Desde que llegara a aquel destino, la rutina habitual en mañanas como aquella consistía en sentarse ante un gran fuego y leer, e ir haciéndose gradualmente con más energía hasta que llegaba la noche, momento en que se dedicaba, con la lámpara encendida y sintiéndose lleno de vigor, a un tema absorbente hasta la madrugada. Pero ese día no podía acomodarse en el sillón. Esa actitud de reserva a la que se había entregado recientemente, en la que toda su atención se centraba en los objetos de la mirada interior, desdeñando cualquier consideración externa, parecía haber sido trastocada mediante una insidiosa estratagema que le llevaba, por primera vez, a sentir interés por lo que pudiera suceder fuera de la casa. Caminó de una ventana a otra, y fue consciente de que la más fastidiosa de las soledades no era la soledad de la lejanía, sino la que excluía todo tipo de compañía apetecible.

La hora del desayuno pasó tediosa y la siguiente transcurrió en medio de la misma tónica, medio nevosa, medio lluviosa. El clima estaba en una de esas recaídas inevitables que tarde o temprano tiene que sufrir un tiempo demasiado radiante para la estación, como el que habían disfrutado en Hintock a la mitad del invierno. Para las personas que allí vivían, estos cambios no dejaban de tener su interés: los extraños errores que algunos árboles confiados habían cometido al florecer antes del mes apropiado, tan solo para ser detenidos ahora por los fríos deshielos,[44] o los errores de confianza similares en los que habían incurrido algunas aves impulsivas al construir unos nidos que luego se inundaban de aguanieve, impedían que la sensación de tedio se asentara en las mentes de los nativos. Pero estos eran los rasgos de un mundo ajeno a Fitzpiers y, como las visiones internas a las que había prestado atención de manera casi exclusiva repentinamente habían perdido todo su poder de absorberle, ahora sentía una melancolía indescriptible.
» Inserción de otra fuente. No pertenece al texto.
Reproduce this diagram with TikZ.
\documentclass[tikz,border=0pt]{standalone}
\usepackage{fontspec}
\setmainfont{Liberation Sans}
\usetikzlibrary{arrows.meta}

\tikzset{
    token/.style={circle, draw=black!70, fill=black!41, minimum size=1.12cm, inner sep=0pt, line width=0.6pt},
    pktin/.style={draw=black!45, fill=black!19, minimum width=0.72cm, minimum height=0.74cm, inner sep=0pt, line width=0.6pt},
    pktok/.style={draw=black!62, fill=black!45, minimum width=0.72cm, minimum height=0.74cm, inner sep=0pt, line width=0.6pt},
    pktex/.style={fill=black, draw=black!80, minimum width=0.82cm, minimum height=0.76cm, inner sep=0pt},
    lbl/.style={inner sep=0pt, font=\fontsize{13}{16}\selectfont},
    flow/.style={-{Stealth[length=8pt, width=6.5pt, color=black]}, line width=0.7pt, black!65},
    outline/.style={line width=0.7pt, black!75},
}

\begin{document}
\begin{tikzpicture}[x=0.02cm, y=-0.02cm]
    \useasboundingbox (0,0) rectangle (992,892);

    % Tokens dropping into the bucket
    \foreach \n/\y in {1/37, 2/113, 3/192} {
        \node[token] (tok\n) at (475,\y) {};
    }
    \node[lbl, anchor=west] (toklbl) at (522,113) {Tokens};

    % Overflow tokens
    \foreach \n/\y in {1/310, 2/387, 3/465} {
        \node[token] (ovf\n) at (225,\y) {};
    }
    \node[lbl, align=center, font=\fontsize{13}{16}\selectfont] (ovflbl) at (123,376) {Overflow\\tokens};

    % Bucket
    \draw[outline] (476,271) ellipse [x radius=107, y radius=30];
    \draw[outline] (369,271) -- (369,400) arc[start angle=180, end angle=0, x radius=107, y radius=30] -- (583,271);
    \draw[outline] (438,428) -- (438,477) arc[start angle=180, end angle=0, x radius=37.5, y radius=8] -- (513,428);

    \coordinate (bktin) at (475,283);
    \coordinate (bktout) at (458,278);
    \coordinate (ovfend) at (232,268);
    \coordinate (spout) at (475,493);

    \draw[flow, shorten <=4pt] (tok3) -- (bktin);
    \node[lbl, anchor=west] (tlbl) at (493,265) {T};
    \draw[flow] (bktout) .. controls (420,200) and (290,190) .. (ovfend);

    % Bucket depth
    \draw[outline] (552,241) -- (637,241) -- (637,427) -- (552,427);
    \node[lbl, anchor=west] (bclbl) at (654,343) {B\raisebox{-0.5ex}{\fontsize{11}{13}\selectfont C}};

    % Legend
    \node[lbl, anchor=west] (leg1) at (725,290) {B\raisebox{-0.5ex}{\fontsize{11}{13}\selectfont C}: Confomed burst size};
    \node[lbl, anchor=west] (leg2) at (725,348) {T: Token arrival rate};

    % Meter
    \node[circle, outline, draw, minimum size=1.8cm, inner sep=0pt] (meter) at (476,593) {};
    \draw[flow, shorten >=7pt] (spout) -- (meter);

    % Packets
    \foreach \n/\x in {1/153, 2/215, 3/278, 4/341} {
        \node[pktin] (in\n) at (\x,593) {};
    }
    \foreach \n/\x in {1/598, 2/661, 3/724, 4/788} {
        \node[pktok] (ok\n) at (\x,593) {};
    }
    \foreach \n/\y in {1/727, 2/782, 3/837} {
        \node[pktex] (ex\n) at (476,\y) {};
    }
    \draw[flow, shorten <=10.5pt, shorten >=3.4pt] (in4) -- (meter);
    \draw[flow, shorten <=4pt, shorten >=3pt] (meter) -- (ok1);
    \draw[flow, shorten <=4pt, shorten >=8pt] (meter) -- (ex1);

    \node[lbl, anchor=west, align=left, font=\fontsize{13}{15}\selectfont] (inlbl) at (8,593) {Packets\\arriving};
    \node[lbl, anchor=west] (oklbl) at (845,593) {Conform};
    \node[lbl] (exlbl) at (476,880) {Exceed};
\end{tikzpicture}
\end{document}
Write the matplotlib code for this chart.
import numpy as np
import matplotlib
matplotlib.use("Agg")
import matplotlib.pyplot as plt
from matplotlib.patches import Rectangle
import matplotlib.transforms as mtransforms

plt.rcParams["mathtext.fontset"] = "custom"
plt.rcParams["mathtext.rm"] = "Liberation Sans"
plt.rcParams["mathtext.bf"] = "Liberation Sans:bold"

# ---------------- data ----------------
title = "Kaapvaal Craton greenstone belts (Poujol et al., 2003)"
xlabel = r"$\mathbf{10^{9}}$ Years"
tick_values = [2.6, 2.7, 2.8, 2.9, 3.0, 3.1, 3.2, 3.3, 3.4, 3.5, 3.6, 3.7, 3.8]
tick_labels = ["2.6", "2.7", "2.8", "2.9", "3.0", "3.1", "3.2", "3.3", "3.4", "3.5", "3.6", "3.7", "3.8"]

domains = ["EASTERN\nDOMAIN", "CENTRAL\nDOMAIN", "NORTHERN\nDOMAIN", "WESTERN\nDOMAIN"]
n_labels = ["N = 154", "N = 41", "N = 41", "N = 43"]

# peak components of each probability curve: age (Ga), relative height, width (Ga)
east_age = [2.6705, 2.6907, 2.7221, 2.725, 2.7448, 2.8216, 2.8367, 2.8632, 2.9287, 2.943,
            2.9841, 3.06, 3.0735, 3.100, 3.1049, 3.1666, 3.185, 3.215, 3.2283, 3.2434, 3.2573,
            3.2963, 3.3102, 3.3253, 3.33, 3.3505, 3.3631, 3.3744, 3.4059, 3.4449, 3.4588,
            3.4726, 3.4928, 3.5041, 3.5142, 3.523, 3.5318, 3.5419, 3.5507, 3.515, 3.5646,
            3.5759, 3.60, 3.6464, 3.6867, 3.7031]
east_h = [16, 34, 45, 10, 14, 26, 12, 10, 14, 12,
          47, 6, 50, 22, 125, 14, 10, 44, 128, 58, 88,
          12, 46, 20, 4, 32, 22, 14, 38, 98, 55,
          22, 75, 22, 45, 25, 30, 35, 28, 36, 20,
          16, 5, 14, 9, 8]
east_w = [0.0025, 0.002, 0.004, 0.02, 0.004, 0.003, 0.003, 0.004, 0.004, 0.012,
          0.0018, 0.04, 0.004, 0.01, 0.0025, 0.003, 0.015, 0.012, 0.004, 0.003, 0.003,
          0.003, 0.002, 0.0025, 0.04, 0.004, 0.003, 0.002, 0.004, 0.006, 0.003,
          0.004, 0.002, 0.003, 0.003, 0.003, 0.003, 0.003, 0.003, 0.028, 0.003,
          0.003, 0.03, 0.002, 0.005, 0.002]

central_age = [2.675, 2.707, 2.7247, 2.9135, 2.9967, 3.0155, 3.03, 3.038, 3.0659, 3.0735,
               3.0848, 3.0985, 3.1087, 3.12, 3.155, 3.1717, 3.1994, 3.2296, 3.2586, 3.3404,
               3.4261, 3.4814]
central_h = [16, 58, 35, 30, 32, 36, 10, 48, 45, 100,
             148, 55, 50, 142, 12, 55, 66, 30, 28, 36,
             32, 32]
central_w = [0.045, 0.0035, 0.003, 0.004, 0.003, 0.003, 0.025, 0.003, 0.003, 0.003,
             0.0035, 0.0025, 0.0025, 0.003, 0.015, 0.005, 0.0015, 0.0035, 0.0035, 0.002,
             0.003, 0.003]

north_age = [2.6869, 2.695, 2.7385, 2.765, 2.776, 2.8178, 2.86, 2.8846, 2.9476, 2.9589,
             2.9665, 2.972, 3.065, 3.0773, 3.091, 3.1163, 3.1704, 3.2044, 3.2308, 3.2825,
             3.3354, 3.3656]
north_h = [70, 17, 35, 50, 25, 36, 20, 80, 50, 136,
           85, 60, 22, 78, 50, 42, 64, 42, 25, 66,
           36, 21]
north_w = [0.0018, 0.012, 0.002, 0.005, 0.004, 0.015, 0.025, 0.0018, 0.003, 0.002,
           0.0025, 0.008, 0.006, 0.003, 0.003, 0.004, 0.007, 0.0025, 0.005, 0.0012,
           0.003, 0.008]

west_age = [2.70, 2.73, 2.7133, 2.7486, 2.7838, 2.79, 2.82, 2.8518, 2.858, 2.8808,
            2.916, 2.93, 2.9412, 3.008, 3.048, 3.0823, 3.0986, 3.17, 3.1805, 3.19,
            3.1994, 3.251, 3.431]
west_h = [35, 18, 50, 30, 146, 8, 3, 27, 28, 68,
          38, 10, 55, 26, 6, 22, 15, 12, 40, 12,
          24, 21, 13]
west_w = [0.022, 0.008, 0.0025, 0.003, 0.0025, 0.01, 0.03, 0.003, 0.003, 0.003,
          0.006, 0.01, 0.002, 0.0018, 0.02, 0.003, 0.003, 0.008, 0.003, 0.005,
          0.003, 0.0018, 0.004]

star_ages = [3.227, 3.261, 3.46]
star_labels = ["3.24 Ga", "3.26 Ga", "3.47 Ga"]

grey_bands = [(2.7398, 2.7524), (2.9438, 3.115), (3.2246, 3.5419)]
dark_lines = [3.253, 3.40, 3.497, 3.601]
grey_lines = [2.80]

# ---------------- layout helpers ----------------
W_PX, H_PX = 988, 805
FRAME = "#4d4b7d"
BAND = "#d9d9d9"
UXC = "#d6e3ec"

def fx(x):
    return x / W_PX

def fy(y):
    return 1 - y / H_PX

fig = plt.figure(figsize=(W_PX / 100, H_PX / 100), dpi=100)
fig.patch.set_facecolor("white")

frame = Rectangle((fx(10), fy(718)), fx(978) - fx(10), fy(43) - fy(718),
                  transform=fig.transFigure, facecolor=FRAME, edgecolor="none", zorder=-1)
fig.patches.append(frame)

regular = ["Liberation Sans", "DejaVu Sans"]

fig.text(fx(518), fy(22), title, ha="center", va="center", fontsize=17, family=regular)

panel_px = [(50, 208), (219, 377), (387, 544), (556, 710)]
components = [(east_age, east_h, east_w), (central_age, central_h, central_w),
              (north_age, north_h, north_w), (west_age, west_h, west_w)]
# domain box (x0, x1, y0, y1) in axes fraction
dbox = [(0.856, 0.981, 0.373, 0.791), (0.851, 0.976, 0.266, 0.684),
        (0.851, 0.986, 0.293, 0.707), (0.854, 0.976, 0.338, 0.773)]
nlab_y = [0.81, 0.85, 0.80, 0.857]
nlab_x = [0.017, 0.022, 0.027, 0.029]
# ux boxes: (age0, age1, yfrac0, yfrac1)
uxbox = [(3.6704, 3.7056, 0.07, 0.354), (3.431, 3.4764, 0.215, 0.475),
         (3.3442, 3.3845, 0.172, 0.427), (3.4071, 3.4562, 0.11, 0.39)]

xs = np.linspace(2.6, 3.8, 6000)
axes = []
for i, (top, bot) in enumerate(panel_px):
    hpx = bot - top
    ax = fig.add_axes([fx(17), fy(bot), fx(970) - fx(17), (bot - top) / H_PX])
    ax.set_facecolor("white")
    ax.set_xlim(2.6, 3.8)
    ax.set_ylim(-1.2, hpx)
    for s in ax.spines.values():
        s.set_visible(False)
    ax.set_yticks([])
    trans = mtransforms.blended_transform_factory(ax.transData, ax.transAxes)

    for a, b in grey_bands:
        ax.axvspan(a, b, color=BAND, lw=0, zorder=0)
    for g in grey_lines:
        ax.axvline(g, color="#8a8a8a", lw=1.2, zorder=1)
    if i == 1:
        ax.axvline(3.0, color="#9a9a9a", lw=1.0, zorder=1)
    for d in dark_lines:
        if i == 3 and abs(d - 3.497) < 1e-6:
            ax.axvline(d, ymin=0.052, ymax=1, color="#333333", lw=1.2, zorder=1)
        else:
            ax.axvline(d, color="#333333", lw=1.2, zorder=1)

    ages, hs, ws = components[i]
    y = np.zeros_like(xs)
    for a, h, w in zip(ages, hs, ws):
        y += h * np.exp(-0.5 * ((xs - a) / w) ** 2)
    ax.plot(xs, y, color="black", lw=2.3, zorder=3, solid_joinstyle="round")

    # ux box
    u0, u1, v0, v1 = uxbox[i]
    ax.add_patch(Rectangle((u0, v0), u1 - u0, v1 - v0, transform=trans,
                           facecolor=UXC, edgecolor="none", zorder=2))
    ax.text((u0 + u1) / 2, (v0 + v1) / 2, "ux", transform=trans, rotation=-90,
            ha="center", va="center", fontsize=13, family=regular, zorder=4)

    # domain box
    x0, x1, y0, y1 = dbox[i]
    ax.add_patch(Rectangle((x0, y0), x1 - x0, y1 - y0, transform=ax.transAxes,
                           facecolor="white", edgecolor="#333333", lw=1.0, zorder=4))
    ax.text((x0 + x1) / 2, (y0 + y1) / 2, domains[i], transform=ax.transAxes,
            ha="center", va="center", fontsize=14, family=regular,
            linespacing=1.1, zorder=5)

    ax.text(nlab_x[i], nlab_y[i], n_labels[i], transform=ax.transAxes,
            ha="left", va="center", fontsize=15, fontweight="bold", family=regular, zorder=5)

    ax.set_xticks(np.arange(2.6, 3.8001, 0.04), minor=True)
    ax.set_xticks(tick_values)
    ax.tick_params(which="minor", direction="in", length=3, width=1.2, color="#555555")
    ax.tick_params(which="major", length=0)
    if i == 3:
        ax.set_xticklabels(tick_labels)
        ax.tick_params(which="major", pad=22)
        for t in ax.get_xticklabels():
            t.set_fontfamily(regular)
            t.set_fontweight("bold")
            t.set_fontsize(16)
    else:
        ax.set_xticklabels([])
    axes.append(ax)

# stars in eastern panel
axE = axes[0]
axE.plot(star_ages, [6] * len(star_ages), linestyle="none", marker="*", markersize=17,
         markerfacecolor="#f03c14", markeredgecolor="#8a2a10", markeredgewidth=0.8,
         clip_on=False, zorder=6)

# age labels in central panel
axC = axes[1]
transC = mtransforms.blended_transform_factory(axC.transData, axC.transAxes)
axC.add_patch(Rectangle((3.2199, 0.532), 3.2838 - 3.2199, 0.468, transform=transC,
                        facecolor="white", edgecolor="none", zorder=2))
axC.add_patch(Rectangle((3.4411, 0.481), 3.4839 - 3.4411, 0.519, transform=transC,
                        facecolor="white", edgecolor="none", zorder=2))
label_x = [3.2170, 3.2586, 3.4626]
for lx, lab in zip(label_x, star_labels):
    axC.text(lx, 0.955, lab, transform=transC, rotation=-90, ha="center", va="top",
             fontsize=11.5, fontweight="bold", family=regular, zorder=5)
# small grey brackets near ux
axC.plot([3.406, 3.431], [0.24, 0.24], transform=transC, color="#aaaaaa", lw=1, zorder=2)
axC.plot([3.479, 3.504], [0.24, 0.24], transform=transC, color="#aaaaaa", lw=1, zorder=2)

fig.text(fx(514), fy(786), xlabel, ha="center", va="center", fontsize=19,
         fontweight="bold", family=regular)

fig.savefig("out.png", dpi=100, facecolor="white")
Se preguntaba cuánto tiempo más se quedaría la señorita Melbury en Little Hintock. La estación no era propicia para toparse accidentalmente con ella en el exterior y, de no ser por alguna casualidad, no veía forma alguna de que se conocieran. Una cosa sí estaba clara: cualquier vínculo con ella solo podía ser informal, por la debida atención que el doctor ponía en su propio futuro. A lo sumo, podía corresponder a la naturaleza de una leve seducción, pues él tenía ambiciosas metas que algún día le llevarían a esferas muy diferentes.

Con tal desgana, se tumbó en el sofá, que estaba construido, como en muchas viejas casas de campo en las que había corrientes de aire, con una cubierta por encima, lo cual era una gran mejora para el simple banco de madera. Se recostó y trató de leer, pero, como había estado despierto hasta las tres de la madrugada, el libro se le cayó de las manos y el doctor se quedó dormido.